REQUIREMENTS: Skip any picture you find and retype all the remaining lines exactly.

+ + +

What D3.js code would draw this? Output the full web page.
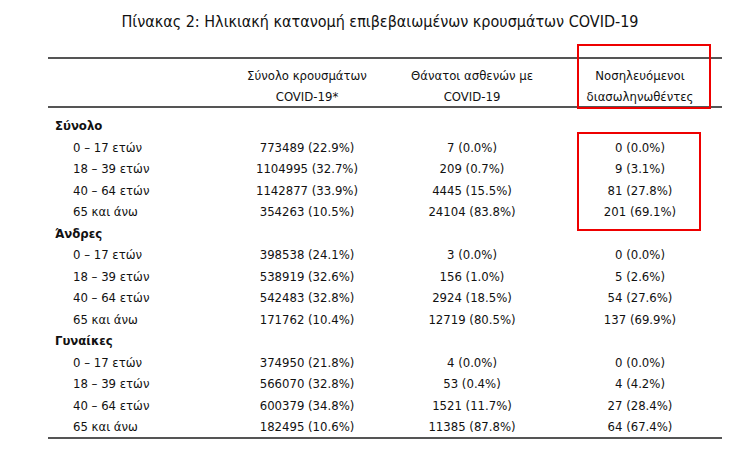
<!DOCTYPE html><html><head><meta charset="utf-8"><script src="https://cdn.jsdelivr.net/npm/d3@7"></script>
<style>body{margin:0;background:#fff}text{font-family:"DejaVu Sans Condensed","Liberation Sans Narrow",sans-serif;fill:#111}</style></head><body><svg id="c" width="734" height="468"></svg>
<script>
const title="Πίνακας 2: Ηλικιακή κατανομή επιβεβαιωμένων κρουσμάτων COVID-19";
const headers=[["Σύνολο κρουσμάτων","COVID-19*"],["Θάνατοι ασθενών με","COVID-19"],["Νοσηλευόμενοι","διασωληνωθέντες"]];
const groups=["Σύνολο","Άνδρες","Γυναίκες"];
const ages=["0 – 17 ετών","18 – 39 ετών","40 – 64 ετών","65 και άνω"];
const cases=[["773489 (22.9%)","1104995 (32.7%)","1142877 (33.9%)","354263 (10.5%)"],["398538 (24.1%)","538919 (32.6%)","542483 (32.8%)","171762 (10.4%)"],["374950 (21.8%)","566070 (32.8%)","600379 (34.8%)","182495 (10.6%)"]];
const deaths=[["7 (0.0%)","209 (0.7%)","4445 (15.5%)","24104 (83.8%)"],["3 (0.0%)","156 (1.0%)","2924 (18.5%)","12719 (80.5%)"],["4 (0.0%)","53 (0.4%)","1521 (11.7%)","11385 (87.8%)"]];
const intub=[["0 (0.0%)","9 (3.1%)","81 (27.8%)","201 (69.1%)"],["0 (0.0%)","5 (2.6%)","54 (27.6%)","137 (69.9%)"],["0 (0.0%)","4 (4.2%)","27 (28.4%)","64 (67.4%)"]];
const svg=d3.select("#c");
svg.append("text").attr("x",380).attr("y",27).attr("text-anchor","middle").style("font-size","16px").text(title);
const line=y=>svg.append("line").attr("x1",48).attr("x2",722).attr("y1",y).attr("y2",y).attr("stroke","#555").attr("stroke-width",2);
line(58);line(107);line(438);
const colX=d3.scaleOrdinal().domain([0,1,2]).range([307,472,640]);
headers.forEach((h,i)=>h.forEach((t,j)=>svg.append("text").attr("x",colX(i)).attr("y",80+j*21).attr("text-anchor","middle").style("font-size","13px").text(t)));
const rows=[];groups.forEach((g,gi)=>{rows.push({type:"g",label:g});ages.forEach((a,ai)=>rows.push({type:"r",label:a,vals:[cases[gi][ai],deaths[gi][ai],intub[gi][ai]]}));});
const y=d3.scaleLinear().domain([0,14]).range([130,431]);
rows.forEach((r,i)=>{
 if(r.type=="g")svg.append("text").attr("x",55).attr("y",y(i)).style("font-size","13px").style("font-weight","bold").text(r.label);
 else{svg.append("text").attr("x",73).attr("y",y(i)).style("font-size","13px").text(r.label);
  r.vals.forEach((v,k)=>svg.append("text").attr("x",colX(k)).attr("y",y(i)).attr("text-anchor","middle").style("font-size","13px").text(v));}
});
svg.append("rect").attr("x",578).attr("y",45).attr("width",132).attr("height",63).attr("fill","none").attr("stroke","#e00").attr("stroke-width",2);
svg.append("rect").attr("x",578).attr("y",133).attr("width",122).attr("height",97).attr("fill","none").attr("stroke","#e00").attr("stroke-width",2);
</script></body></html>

+ + +

WRITTEN RESPONSE:
What D3.js code would draw this? Output the full web page.
<!DOCTYPE html><html><head><meta charset="utf-8"><script src="https://cdn.jsdelivr.net/npm/d3@7"></script>
<style>body{margin:0;background:#fff}text{font-family:"DejaVu Sans Condensed","Liberation Sans Narrow",sans-serif;fill:#111}</style></head><body><svg id="c" width="734" height="468"></svg>
<script>
const title="Πίνακας 2: Ηλικιακή κατανομή επιβεβαιωμένων κρουσμάτων COVID-19";
const headers=[["Σύνολο κρουσμάτων","COVID-19*"],["Θάνατοι ασθενών με","COVID-19"],["Νοσηλευόμενοι","διασωληνωθέντες"]];
const groups=["Σύνολο","Άνδρες","Γυναίκες"];
const ages=["0 – 17 ετών","18 – 39 ετών","40 – 64 ετών","65 και άνω"];
const cases=[["773489 (22.9%)","1104995 (32.7%)","1142877 (33.9%)","354263 (10.5%)"],["398538 (24.1%)","538919 (32.6%)","542483 (32.8%)","171762 (10.4%)"],["374950 (21.8%)","566070 (32.8%)","600379 (34.8%)","182495 (10.6%)"]];
const deaths=[["7 (0.0%)","209 (0.7%)","4445 (15.5%)","24104 (83.8%)"],["3 (0.0%)","156 (1.0%)","2924 (18.5%)","12719 (80.5%)"],["4 (0.0%)","53 (0.4%)","1521 (11.7%)","11385 (87.8%)"]];
const intub=[["0 (0.0%)","9 (3.1%)","81 (27.8%)","201 (69.1%)"],["0 (0.0%)","5 (2.6%)","54 (27.6%)","137 (69.9%)"],["0 (0.0%)","4 (4.2%)","27 (28.4%)","64 (67.4%)"]];
const svg=d3.select("#c");
svg.append("text").attr("x",380).attr("y",27).attr("text-anchor","middle").style("font-size","16px").text(title);
const line=y=>svg.append("line").attr("x1",48).attr("x2",722).attr("y1",y).attr("y2",y).attr("stroke","#555").attr("stroke-width",2);
line(58);line(107);line(438);
const colX=d3.scaleOrdinal().domain([0,1,2]).range([307,472,640]);
headers.forEach((h,i)=>h.forEach((t,j)=>svg.append("text").attr("x",colX(i)).attr("y",80+j*21).attr("text-anchor","middle").style("font-size","13px").text(t)));
const rows=[];groups.forEach((g,gi)=>{rows.push({type:"g",label:g});ages.forEach((a,ai)=>rows.push({type:"r",label:a,vals:[cases[gi][ai],deaths[gi][ai],intub[gi][ai]]}));});
const y=d3.scaleLinear().domain([0,14]).range([130,431]);
rows.forEach((r,i)=>{
 if(r.type=="g")svg.append("text").attr("x",55).attr("y",y(i)).style("font-size","13px").style("font-weight","bold").text(r.label);
 else{svg.append("text").attr("x",73).attr("y",y(i)).style("font-size","13px").text(r.label);
  r.vals.forEach((v,k)=>svg.append("text").attr("x",colX(k)).attr("y",y(i)).attr("text-anchor","middle").style("font-size","13px").text(v));}
});
svg.append("rect").attr("x",578).attr("y",45).attr("width",132).attr("height",63).attr("fill","none").attr("stroke","#e00").attr("stroke-width",2);
svg.append("rect").attr("x",578).attr("y",133).attr("width",122).attr("height",97).attr("fill","none").attr("stroke","#e00").attr("stroke-width",2);
</script></body></html>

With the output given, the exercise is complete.